By an odd plot twist (I won’t bore you with the details), Paul and Ngoc travel to Norway to commune with Dr. Jorgen Asbjørnsen, the scientist who developed the downsizing technology, and the original commune of the small, who are living like a band of hippies along the shores of a picturesque fjord. They soon discover that this community, convinced that environmental pollution will render the surface of the earth uninhabitable, has actually resolved to retreat to a subterranean world that they have constructed. Beguiled by their romanticism and dedication, Paul decides to go with the community and he leaves the tearful Ngoc behind. But then, just as the entrance to the tunnel is about to be blown permanently shut, Paul races out and embraces his beloved. The two of them then return to the States and Paul gives himself over to Ngoc’s work of service for the suffering poor. 

A film of social commentary? You bet, but not the social commentary I was expecting. Is there a better symbol for the downsizing that is currently happening in Europe than the shrinking and disappearance of that original colony of the small? For the past roughly fifty years, the West in general, but Europe in particular, has been experiencing a population implosion, the number of births way below replacement level in England, France, Holland, and Germany. This has been prompted, of course, by a number of factors, but certainly one of them is a conviction that human beings are just bad for the planet, using up too many resources, raping the environment, etc. Wouldn’t it be best, many seem to think, if the human race just shrank down and went away? Downsizing gives dramatic expression to this conviction and, not so subtly, makes fun of it. I laughed out loud when, at the climactic moment of Paul’s escape, the camera pulls back and reveals the “blowing” of the door as a tiny pebble falling about two inches to the ground. Talk about going out, not with a bang, but with a whimper.

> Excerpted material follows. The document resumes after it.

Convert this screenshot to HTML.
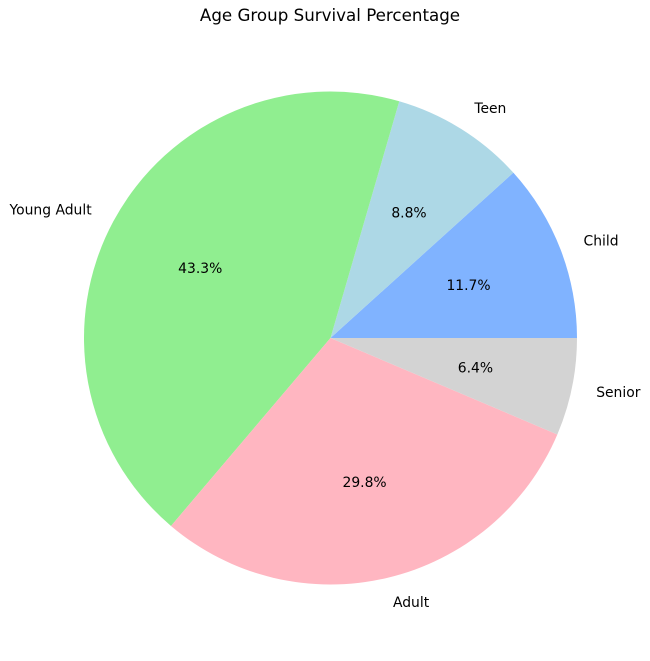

Contrasted to this despairing retreat is the vibrant compassion exemplified by Ngoc. She too sees the world as a painful place, but her resolution is not to retreat but to address the pain through love. And it cannot be accidental that the Vietnamese woman’s Christian faith is clearly emphasized, while no one on the European side exhibits the slightest interest in religion. In point of fact, it is precisely religious faith that will awaken courage and compassion, and it is precisely the lack of faith that conduces, by a short road, to spiritual and psychological exhaustion—both in the individual and in a culture.

I applaud Downsizing for making this contrast clear.